NHS England is set to spend up to £40m on management consultancy support for its commercial directorate, according to procurement documents seen by HSJ.
The commercial directorate says it needs specialists to support a major strategic transformation programme, as well as its efforts to find £1.5bn in savings, as well as everyday activities.
The contract would span four years, so could be worth up to £10m per year on average.
Currently, the commercial team would buy in this kind of external resource and expertise as and when it needed it. But it is now proposing a new model “that brings together these ad hoc requests for support under one agreement to provide ongoing support”, according to the specifications in the tender document.
It hopes this “longer-term, more considered approach” should “deliver better value for money and much greater efficiencies”, it added.

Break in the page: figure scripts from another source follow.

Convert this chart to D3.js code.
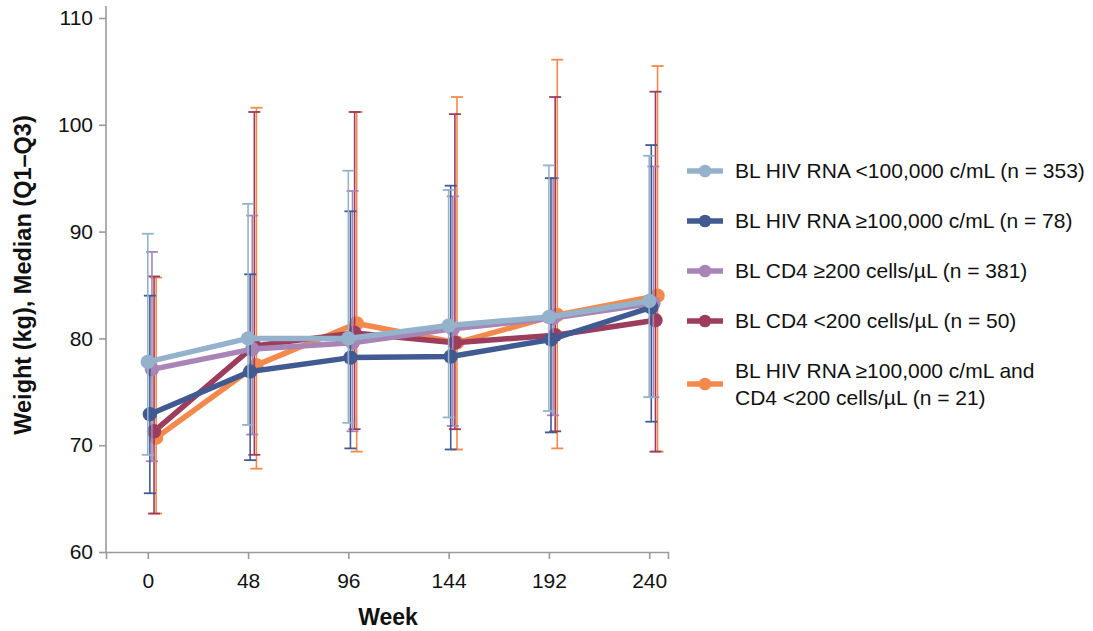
<!DOCTYPE html>
<html>
<head>
<meta charset="utf-8">
<script src="https://cdn.jsdelivr.net/npm/d3@7"></script>
<style>
  body { margin: 0; background: #fff; }
  svg { display: block; font-family: "Liberation Sans", Arial, sans-serif; }
</style>
</head>
<body>
<svg id="chart" width="1093" height="631"></svg>
<script>
// Study weeks
const weeks = [0, 48, 96, 144, 192, 240];
const yTicks = [60, 70, 80, 90, 100, 110];

// Subgroup labels (legend order)
const seriesNames = [
  ["BL HIV RNA <100,000 c/mL (n = 353)"],
  ["BL HIV RNA \u2265100,000 c/mL (n = 78)"],
  ["BL CD4 \u2265200 cells/\u00b5L (n = 381)"],
  ["BL CD4 <200 cells/\u00b5L (n = 50)"],
  ["BL HIV RNA \u2265100,000 c/mL and", "CD4 <200 cells/\u00b5L (n = 21)"]
];
const seriesColors = ["#94b2cb", "#415b92", "#a984b6", "#9c3d5e", "#f3894b"];

// Median weight (kg)
const median = [
  [77.8, 80.0, 80.0, 81.2, 82.0, 83.5],
  [72.9, 76.9, 78.2, 78.3, 79.9, 82.9],
  [77.1, 79.0, 79.6, 80.9, 81.9, 83.3],
  [71.3, 79.3, 80.5, 79.6, 80.3, 81.7],
  [70.7, 77.5, 81.4, 79.6, 82.2, 84.0]
];
// First quartile
const q1 = [
  [69.1, 71.9, 72.1, 72.6, 73.2, 74.5],
  [65.5, 68.6, 69.7, 69.6, 71.2, 72.2],
  [68.5, 71.0, 71.3, 71.8, 72.8, 74.5],
  [63.6, 69.1, 71.5, 71.5, 71.3, 69.4],
  [63.6, 67.8, 69.4, 69.6, 69.7, 69.4]
];
// Third quartile
const q3 = [
  [89.8, 92.6, 95.7, 93.9, 96.2, 97.1],
  [84.0, 86.0, 91.9, 94.3, 95.0, 98.1],
  [88.1, 91.5, 93.8, 93.3, 95.0, 96.1],
  [85.8, 101.2, 101.2, 101.0, 102.6, 103.1],
  [85.7, 101.6, 101.2, 102.6, 106.1, 105.5]
];
// Horizontal dodge per subgroup, in weeks
const dodge = [0, 1, 2, 3, 4];

const svg = d3.select("#chart");
const x = d3.scaleLinear().domain([-20, 249]).range([106, 668]);
const y = d3.scaleLinear().domain([60, 110]).range([552, 18]);

const axisColor = "#9a9a9a";

// Y axis
const yAxis = svg.append("g")
  .attr("transform", `translate(${x.range()[0]},0)`)
  .call(d3.axisLeft(y).tickValues(yTicks).tickSize(7).tickPadding(6));
yAxis.select(".domain").remove();
yAxis.append("line")
  .attr("x1", 0).attr("x2", 0)
  .attr("y1", 6).attr("y2", y.range()[0])
  .attr("stroke", axisColor).attr("stroke-width", 1.6);

// X axis
const xAxis = svg.append("g")
  .attr("transform", `translate(0,${y.range()[0]})`)
  .call(d3.axisBottom(x).tickValues(weeks).tickSize(7).tickPadding(14));

[yAxis, xAxis].forEach(g => {
  g.select(".domain").attr("stroke", axisColor).attr("stroke-width", 1.6);
  g.selectAll(".tick line").attr("stroke", axisColor).attr("stroke-width", 1.6);
  g.selectAll(".tick text").attr("fill", "#111").style("font-size", "21px");
});

// Axis titles
svg.append("text")
  .attr("x", 388).attr("y", 625)
  .attr("text-anchor", "middle")
  .style("font-size", "23px").style("font-weight", "bold").attr("fill", "#111")
  .text("Week");
svg.append("text")
  .attr("transform", "translate(31,275) rotate(-90)")
  .attr("text-anchor", "middle")
  .style("font-size", "23.5px").style("font-weight", "bold").attr("fill", "#111")
  .text("Weight (kg), Median (Q1\u2013Q3)");

// Series: drawn from last to first so the first subgroup sits on top
const line = d3.line().x(d => d.px).y(d => d.py);
const capHalf = 6;

for (let s = seriesNames.length - 1; s >= 0; s--) {
  const color = seriesColors[s];
  const pts = weeks.map((w, i) => ({
    px: x(w + dodge[s]),
    py: y(median[s][i]),
    lo: y(q1[s][i]),
    hi: y(q3[s][i])
  }));
  const g = svg.append("g");

  // Q1–Q3 whiskers
  const eb = g.selectAll(".eb").data(pts).enter().append("g");
  eb.append("line")
    .attr("x1", d => d.px).attr("x2", d => d.px)
    .attr("y1", d => d.lo).attr("y2", d => d.hi)
    .attr("stroke", color).attr("stroke-width", 1.6);
  eb.append("line")
    .attr("x1", d => d.px - capHalf).attr("x2", d => d.px + capHalf)
    .attr("y1", d => d.hi).attr("y2", d => d.hi)
    .attr("stroke", color).attr("stroke-width", 1.8);
  eb.append("line")
    .attr("x1", d => d.px - capHalf).attr("x2", d => d.px + capHalf)
    .attr("y1", d => d.lo).attr("y2", d => d.lo)
    .attr("stroke", color).attr("stroke-width", 1.8);

  // Median line
  g.append("path")
    .datum(pts)
    .attr("d", line)
    .attr("fill", "none")
    .attr("stroke", color)
    .attr("stroke-width", 5.5)
    .attr("stroke-linejoin", "round");

  // Median markers
  g.selectAll(".dot").data(pts).enter().append("circle")
    .attr("cx", d => d.px).attr("cy", d => d.py)
    .attr("r", 7.2).attr("fill", color);
}

// Legend
const legendRows = [171, 221, 271, 321, 384];
const legend = svg.append("g");
seriesNames.forEach((lines, s) => {
  const cy = legendRows[s];
  const color = seriesColors[s];
  legend.append("line")
    .attr("x1", 687).attr("x2", 723)
    .attr("y1", cy).attr("y2", cy)
    .attr("stroke", color).attr("stroke-width", 5.5);
  legend.append("circle")
    .attr("cx", 705).attr("cy", cy).attr("r", 6.3).attr("fill", color);
  const t = legend.append("text")
    .attr("x", 735)
    .style("font-size", "21px").attr("fill", "#111");
  const lh = 26.5;
  const y0 = cy - (lines.length - 1) * lh / 2;
  lines.forEach((str, k) => {
    t.append("tspan").attr("x", 735).attr("y", y0 + k * lh)
      .attr("dy", "0.35em").text(str);
  });
});
</script>
</body>
</html>
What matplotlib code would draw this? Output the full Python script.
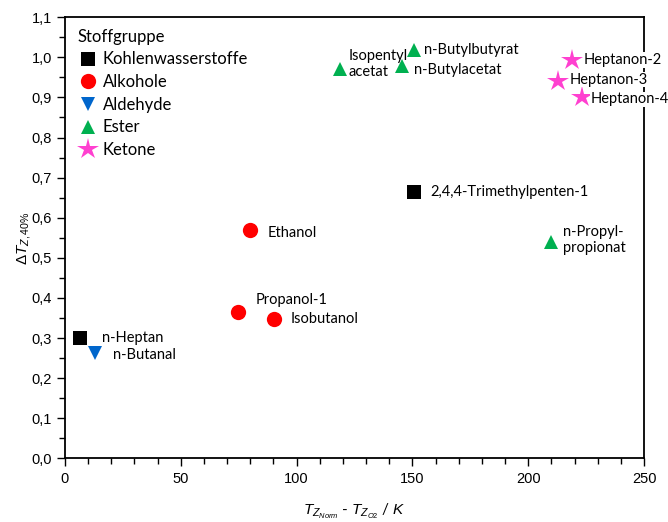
import numpy as np
import matplotlib
matplotlib.use('Agg')
import matplotlib.pyplot as plt
from matplotlib.ticker import MultipleLocator, FuncFormatter

plt.rcParams['font.family'] = ['Lato', 'DejaVu Sans']
plt.rcParams['mathtext.fontset'] = 'custom'
plt.rcParams['mathtext.it'] = 'Liberation Sans:italic'
plt.rcParams['mathtext.rm'] = 'Liberation Sans'

# data: (x = T_Z,Norm - T_Z,O2 in K, y = delta T_Z,40%)
groups = ['Kohlenwasserstoffe', 'Alkohole', 'Aldehyde', 'Ester', 'Ketone']

kw_names = ['n-Heptan', '2,4,4-Trimethylpenten-1']
kw_x = [6.5, 150.7]
kw_y = [0.300, 0.663]

alk_names = ['Propanol-1', 'Isobutanol', 'Ethanol']
alk_x = [74.5, 90.2, 79.9]
alk_y = [0.366, 0.347, 0.569]

ald_names = ['n-Butanal']
ald_x = [13.0]
ald_y = [0.262]

est_names = ['Isopentyl\nacetat', 'n-Butylacetat', 'n-Butylbutyrat', 'n-Propyl-\npropionat']
est_x = [118.7, 145.6, 150.8, 209.8]
est_y = [0.970, 0.979, 1.018, 0.539]

ket_names = ['Heptanon-2', 'Heptanon-3', 'Heptanon-4']
ket_x = [219.0, 213.0, 223.0]
ket_y = [0.993, 0.942, 0.900]

# label offsets in pixels (layout only)
offsets = {
    'n-Heptan': (22, 0), '2,4,4-Trimethylpenten-1': (16, 0),
    'Propanol-1': (18, 12), 'Isobutanol': (17, 0), 'Ethanol': (18, -3),
    'n-Butanal': (18, -2),
    'Isopentyl\nacetat': (9, 5), 'n-Butylacetat': (12, -4),
    'n-Butylbutyrat': (10, 0), 'n-Propyl-\npropionat': (12, 2),
    'Heptanon-2': (11, 0), 'Heptanon-3': (11, 1), 'Heptanon-4': (9, -2),
}

fig = plt.figure(figsize=(6.68, 5.22), dpi=100)
ax = fig.add_axes([0.0973, 0.122, 0.867, 0.845])

series = [
    (kw_x, kw_y, kw_names, 's', 'black', 10),
    (alk_x, alk_y, alk_names, 'o', '#FF0000', 11),
    (ald_x, ald_y, ald_names, 'v', '#0066CC', 10),
    (est_x, est_y, est_names, '^', '#00B050', 10),
    (ket_x, ket_y, ket_names, '*', '#FF40D0', 16),
]

for (xs, ys, names, m, c, ms), g in zip(series, groups):
    ax.plot(xs, ys, linestyle='none', marker=m, color=c, markersize=ms,
            markeredgewidth=0, label=g, clip_on=False, zorder=3)
    for x, y, n in zip(xs, ys, names):
        ha_bg = dict(facecolor='white', edgecolor='none', pad=0.5) if n.startswith('Heptanon') else None
        ax.annotate(n, (x, y), xytext=offsets[n], textcoords='offset pixels',
                    ha='left', va='center', fontsize=10.5, linespacing=1.2,
                    bbox=ha_bg, annotation_clip=False, zorder=4)

ax.set_xlim(0, 250)
ax.set_ylim(0, 1.1)
ax.xaxis.set_major_locator(MultipleLocator(50))
ax.xaxis.set_minor_locator(MultipleLocator(10))
ax.yaxis.set_major_locator(MultipleLocator(0.1))
ax.yaxis.set_minor_locator(MultipleLocator(0.05))
ax.yaxis.set_major_formatter(FuncFormatter(lambda v, p: f'{v:.1f}'.replace('.', ',')))
ax.tick_params(which='major', length=6, width=1, labelsize=10.5, direction='out')
ax.tick_params(which='minor', length=4, width=1, direction='out')
for lbl in ax.get_xticklabels() + ax.get_yticklabels():
    lbl.set_fontfamily('Liberation Sans')
for s in ax.spines.values():
    s.set_linewidth(1.3)

ax.set_xlabel(r'$T_{Z_{Norm}}$ - $T_{Z_{O2}}$ / $K$', fontsize=11, labelpad=12)
ax.set_ylabel(r'$ΔT_{Z,40\%}$', fontsize=11)
ax.yaxis.set_label_coords(-0.056, 0.5)

leg = ax.legend(title='Stoffgruppe', loc='upper left', frameon=False, fontsize=12,
                title_fontsize=12, handletextpad=0.25, labelspacing=0.4,
                handlelength=1.3, bbox_to_anchor=(-0.005, 1.008), borderaxespad=0.5)
leg._legend_box.align = 'left'

fig.savefig('out.png', dpi=100)
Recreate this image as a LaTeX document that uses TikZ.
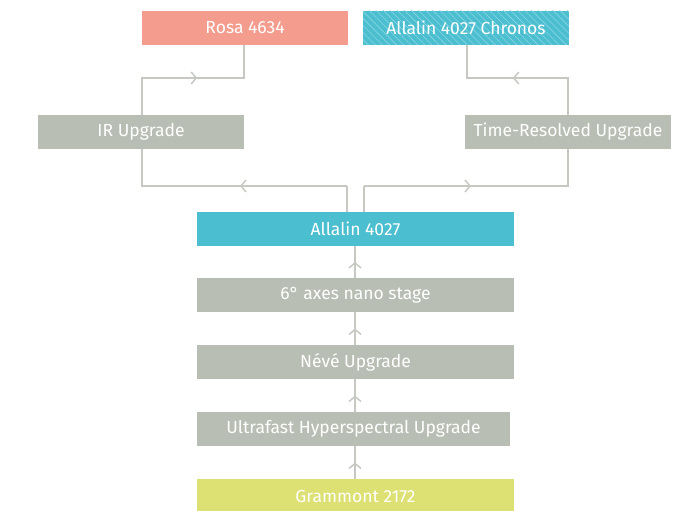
\documentclass[tikz,border=0pt]{standalone}
\usepackage{fontspec}
\setmainfont{Fira Sans}
\usetikzlibrary{arrows.meta,decorations.markings,patterns.meta,calc}
\definecolor{boxgray}{HTML}{B9BEB4}
\definecolor{linegray}{HTML}{C6C9C1}
\definecolor{rosac}{HTML}{F49C8D}
\definecolor{cyanc}{HTML}{4BBED0}
\definecolor{stripec}{HTML}{8AD6E2}
\definecolor{yellowc}{HTML}{DDE072}
\tikzset{
  box/.style={fill=boxgray, text=white, minimum height=34pt, inner sep=0pt, font=\fontsize{17.5}{20}\selectfont},
  conn/.style={draw=linegray, line width=1.5pt},
  cv/.tip={Straight Barb[length=5pt, width=12pt, line width=1.5pt]},
  midarrow/.style={postaction={decorate, decoration={markings, mark=at position #1 with {\arrow[linegray]{cv}}}}}
}
\begin{document}
\begin{tikzpicture}[x=1pt,y=-1pt]
\useasboundingbox (0,0) rectangle (696,511);
\node[box, fill=rosac, minimum width=206pt] (rosa) at (245,28) {Rosa 4634};
\node[box, fill=cyanc, minimum width=206pt, postaction={pattern={Lines[angle=-45,distance=5pt,line width=0.6pt]}, pattern color=stripec}] (chronos) at (466,28) {};
\node[font=\fontsize{17.5}{20}\selectfont, text=white, inner sep=0pt] (chronoslabel) at (chronos.center) {Allalin 4027 Chronos};
\node[box, minimum width=206pt] (ir) at (141,132) {IR Upgrade};
\node[box, minimum width=206pt] (time) at (568,132) {Time-Resolved Upgrade};
\node[box, fill=cyanc, minimum width=317pt] (allalin) at (355.5,229) {Allalin 4027};
\node[box, minimum width=317pt] (six) at (355.5,295) {6° axes nano stage};
\node[box, minimum width=317pt] (neve) at (355.5,362) {Névé Upgrade};
\node[box, minimum width=313pt] (ultra) at (353.5,429) {Ultrafast Hyperspectral Upgrade};
\node[box, fill=yellowc, minimum width=317pt] (gram) at (355.5,496) {Grammont 2172};

\coordinate (jL) at (347,186);
\coordinate (jR) at (364,186);
\coordinate (uL) at (142,78);
\coordinate (uR) at (568,78);

\draw[conn] ([xshift=-8.5pt]allalin.north) -- (jL);
\draw[conn] ([xshift=8.5pt]allalin.north) -- (jR);
\draw[conn, midarrow=107pt] (jL) -| ([xshift=1pt]ir.south);
\draw[conn, midarrow=107pt] (jR) -| (time.south);
\draw[conn, midarrow=92pt] ([xshift=1pt]ir.north) -- (uL) -| ([xshift=-1pt]rosa.south);
\draw[conn, midarrow=92pt] (time.north) -- (uR) -| ([xshift=1pt]chronos.south);

\draw[conn, midarrow=0.5] ([xshift=-0.5pt]gram.north) -- ([xshift=-0.5pt]gram.north |- ultra.south);
\draw[conn, midarrow=0.5] ([xshift=-0.5pt]ultra.north -| neve.south) -- ([xshift=-0.5pt]neve.south);
\draw[conn, midarrow=0.5] ([xshift=-0.5pt]neve.north) -- ([xshift=-0.5pt]six.south);
\draw[conn, midarrow=0.5] ([xshift=-0.5pt]six.north) -- ([xshift=-0.5pt]allalin.south);
\end{tikzpicture}
\end{document}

This comes as NHSE works its way through a prolonged major restructure, aiming to cut 9,000 jobs to reduce the organisation to around 15,000 posts.
The strategic commercial partnership will run for two years with the option to extend it by two more. NHSE hopes to start the contract in May this year. It is a zero-commitment deal, meaning NHSE will only pay for the services it requires. It has an upper spend limit of £10m a year.
The NHS as a whole, including NHSE, frequently come under political pressure to cut back on consultancy spending, although it has shown no sign of slowing since before the pandemic.